Risks of danger for converts in Afghanistan are so high that she and her mother and brother only three years ago revealed to each other that they had left Islam to become Christians, as they feared violent backlash from other relatives and neighbors. Her brother had put his faith in Christ that year, 2018.

As Esin faced the greatest threat from Muslim neighbors threatening to kill her, her family managed to get her onto a flight to India in early August, she said. In December 2020, Esin was reading the Bible at home when neighbors intruded into the house saying, “We will kill you…You are a Kafir [infidel], we cannot stay with you in the same locality,” she said.

Earlier that year, Muslim neighbors had stopped her on the street to rebuke her for working rather than staying at home, Zakariya said.
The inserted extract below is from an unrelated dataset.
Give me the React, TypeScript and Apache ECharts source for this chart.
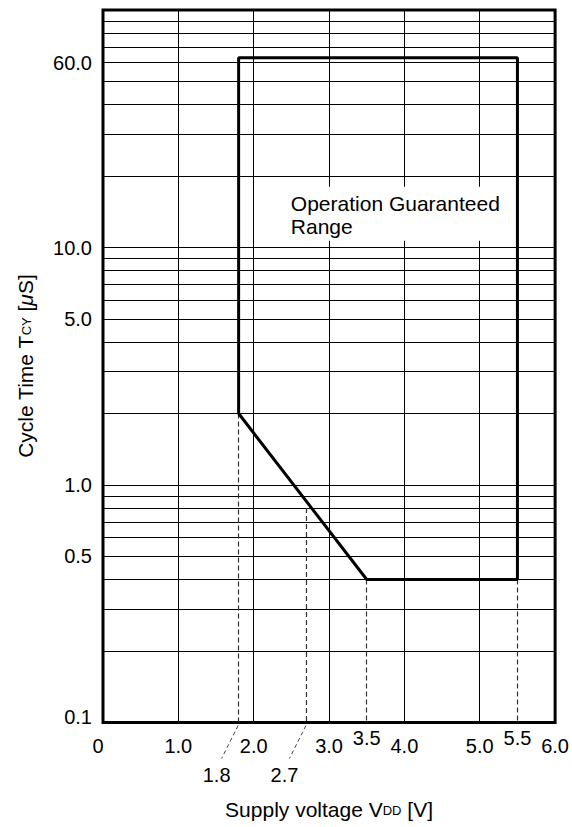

“‘Women should not leave home; they should stay at home,’ they told her,” he said. “They beat her and searched her bag. They found a Bible in her bag. It was then that their suspicion was confirmed. They had a proof now that Esin was following the Christian religion; they suspected that all of us did.”

Zakariya said he and his mother are grateful to those who helped them leave the country. Though their only possessions are some clothes and passports, returning to their country would be disastrous, he said.

“The Taliban are very cruel and staunch,” he said. “When they do not spare the Islamic Shia people, one can imagine how they will deal with the Christians who once were followers of Islam. They will kill us if they knew we were Christians.”

Afghanistan is second only to North Korea on Christian support organization Open Doors’ 2021 World Watch List of the countries where it is most difficult to be a Christian. Conversion from Islam to another religion is considered apostasy, punishable by death, imprisonment, or confiscation of property.